# Coyote Tips



## Stache17 (Nov 28, 2008)

Hey yall. Im a pretty die hard hunter. I love being out in the woods. I feel that it cleanses the soul. I hunt deer, turkey, rabbit, and squirrel. Now I signed up for this site a couple of weeks ago and I read a lot about coyotes. Its never crossed my mind before to hunt for them. Id love to give it a try. It seems like it would be loads of fun. I remember last year while bow hunting for deer I was sitting on the ground, leaning up against a tree because I didnt have enough time to get my climber up before the sun popped up. I heard something coming and I expected a deer but was I ever wrong. Coming from the swamp comes a coyote. Now Ive never seen a coyote in the woods before so my adrenalin starts pumping. It comes to about 30 yards in front of me and sits down. As Im looking at it trying to figure out why exactly it decided to take a little rest it turns around and looks directly at me. This gets my blood just a pumping. By this time I have my bow up and pulled back, ready to let the arrow fly. When it turned around we made eye contact. As I sat there looking at this beautiful creature I decided to let it live. I let my bow back down and it sat down looked at me for another few minutes and then just continued on its way. Now this is one of my favorite hunting memories to date. The only thing I do regret is not letting that arrow go. And now a year later Ive got an itching to get my first coyote. So what Im asking from all of you are tips. Ive never been before and I dont know anyone that has gone. Ive seen some coyote tracks down in the Yankee Springs State Game area while rabbit hunting and Id like to give it a try.

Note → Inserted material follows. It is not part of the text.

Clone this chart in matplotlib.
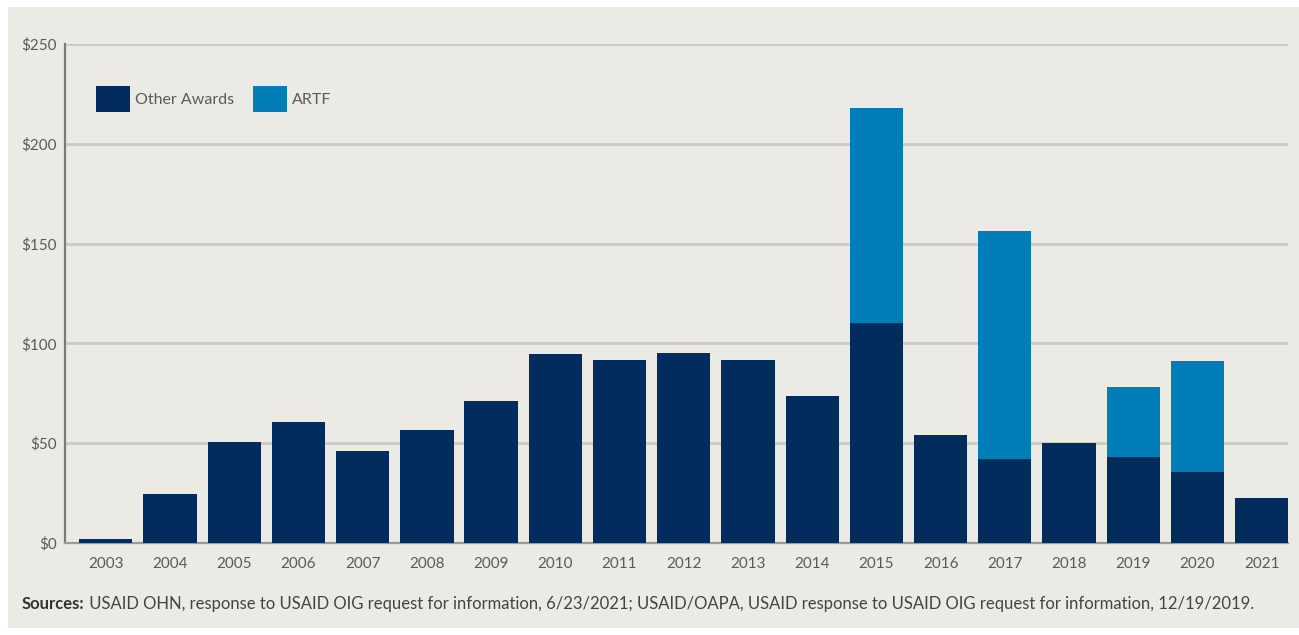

So if you could please lend some advice it would be much appreciated.
Thanks, Matt


----------



## Flooded Timber (Nov 1, 2006)

Read articles (predator hunting magazines) rent a few videos and buy a call. Practice with the call and give her a whirl. It doesn't take long to figure out when your making mistakes and when you aren't. It doesn't hurt either if you can find you a good mentor. I got lucky 30 some years ago and *Oaks* has been stuck with me every since.:lol:


----------



## hplayer13 (Nov 3, 2008)

First, there are tons of threads and posts on the Varmit Hunting/Trapping forum. You need great camo. Position yourself so you're looking downwind because they tend to circle you once they come in near 100 yards. Buy a good electronic caller and just test the different calls out. I use cottontail distress and coyote howl which are my favorite two. I called in and killed my first coyote the 3rd day I ever tried hunting them. It's a blast but they are really smart so you have to do everything right. I decoy is helpful but not needed. Also, try and sit against a tree with your back to the sun, it makes it harder for them to see you. Any more questions?


----------